Most black-white games, however, mirrored other postseason barnstorming. They tended to be hastily arranged affairs thrown together by players and promoters as the regular season was winding down. Interracial “barnstorming” covers the full swath of contests, from nationwide cavalcades to onetime exhibitions; from games in the Caribbean and other remote places to marquee matchups before massive crowds in New York, Chicago, and Los Angeles.

The first known encounter between black and white “professional” teams took place in 1885 when the Cuban Giants, an outfit founded by black waiters at Long Island’s Argyle Hotel, met the New York Metropolitans of the American Association. Gotham’s original Mets triumphed, 11-3.9 The black players attempted to disguise their identities by jabbering in Spanglish, hoping to pass themselves off as real Cubans so they could join a white circuit. The ploy didn’t work, although it foreshadowed similar fakeries to come.10

At that time, blacks had not yet been barred from white professional leagues. In 1883, Moses Fleetwood Walker, an alumnus of Oberlin College and the University of Michigan Law School, was signed as a catcher for the Toledo Blue Sox of the Northwest League. When the Northwest loop transformed itself into the American Association, it became in the eyes of baseball officialdom a “major” league. Two years later, the Toledo franchise collapsed; Fleet Walker returned to the “minors” by joining Cleveland’s Western League club. It would be another six decades before someone of black African descent played in the big leagues.

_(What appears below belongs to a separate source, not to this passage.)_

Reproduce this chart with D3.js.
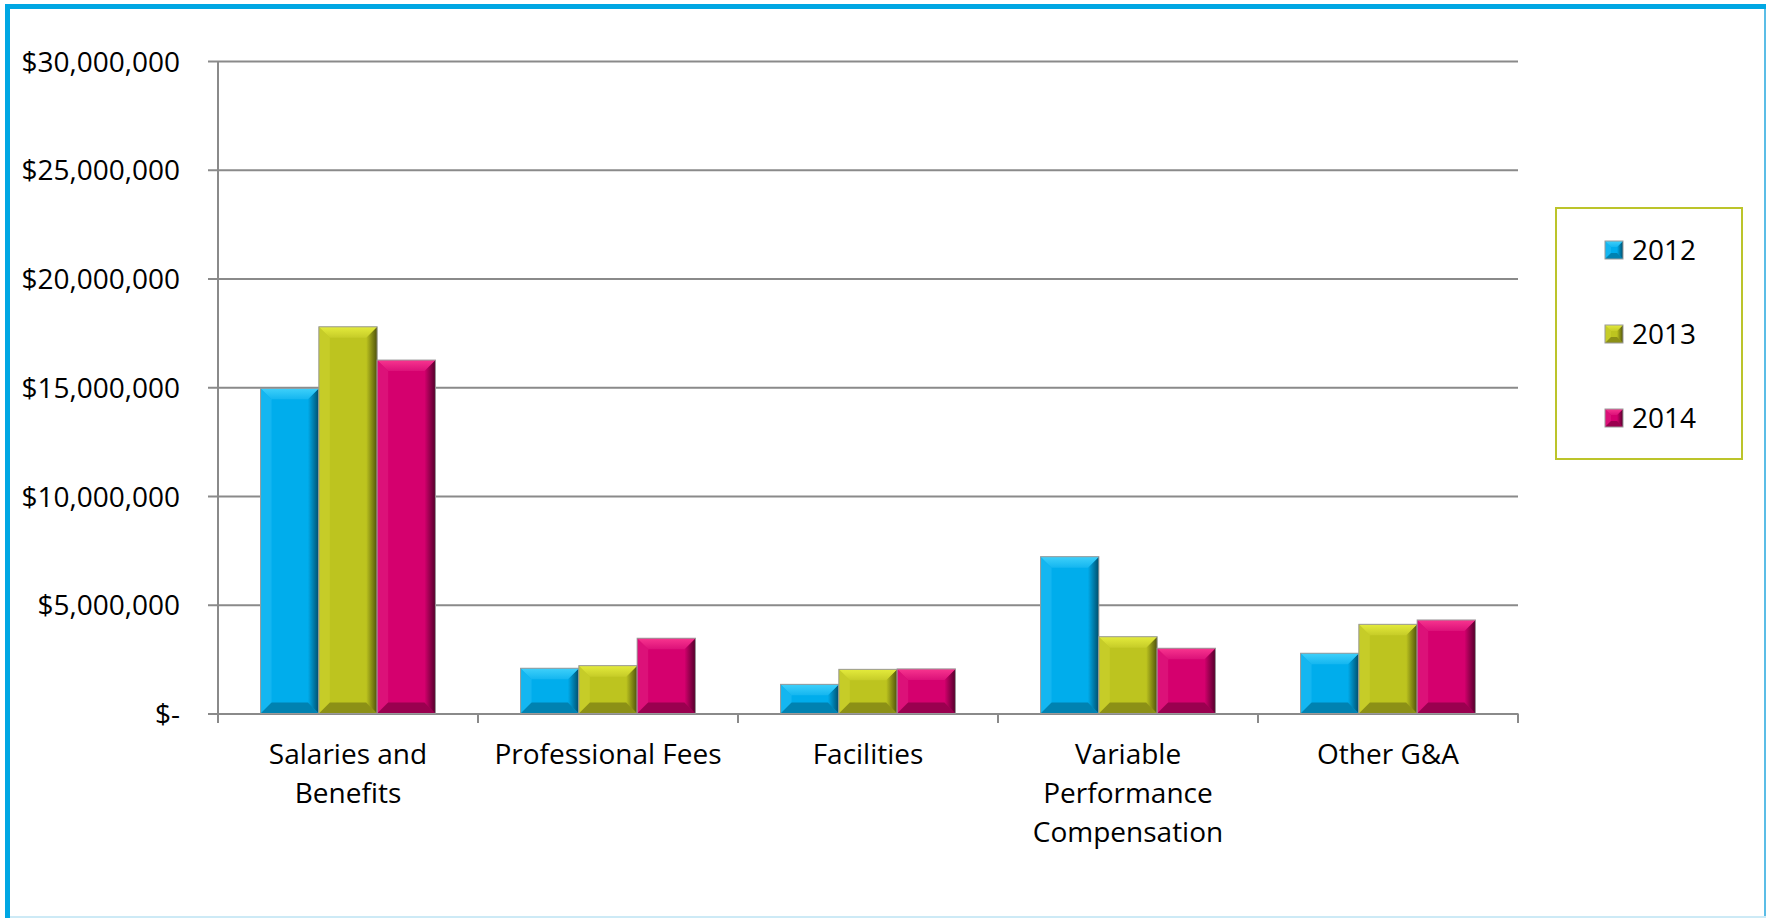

The first black baseball association, the League of Colored Baseball Clubs, lasted all of two weeks before disintegrating in the spring of 1887. On July 14 that season, white baseball’s most forbidding figure threatened to boycott an exhibition against the Newark minor league club because it employed a black pitcher. Adrian “Cap” Anson was the revered player-manager of Albert Spalding’s Chicago White Stockings of the National League. Anson was also an unalloyed bigot who had long made noises about refusing to play against blacks.11

In all likelihood, Anson’s 1887 walkout was staged—probably in collusion with Spalding and other owners, who were convinced that blacks on the field meant poison at the box office. That same day, perhaps not coincidentally, International League owners adopted a prohibition against black players.

New York Giants manager John “Muggsy” McGraw enjoyed wintering in Cuba so much in the early 1900s that he opened a casino there. Muggsy’s Havana nightclub soon became an off-season hangout for his Runyonesque pals, including Damon Runyon himself.

White players loved the quick buck they could make in Cuba. Black players, for their part, felt welcomed in the racially tolerant Caribbean, which they weren’t in the States. Many black stars joined Cuban winter league teams in the early twentieth century, staying for weeks or months at a time. In other years, entire U.S. black teams would descend on the island to play a slate of games against local squads.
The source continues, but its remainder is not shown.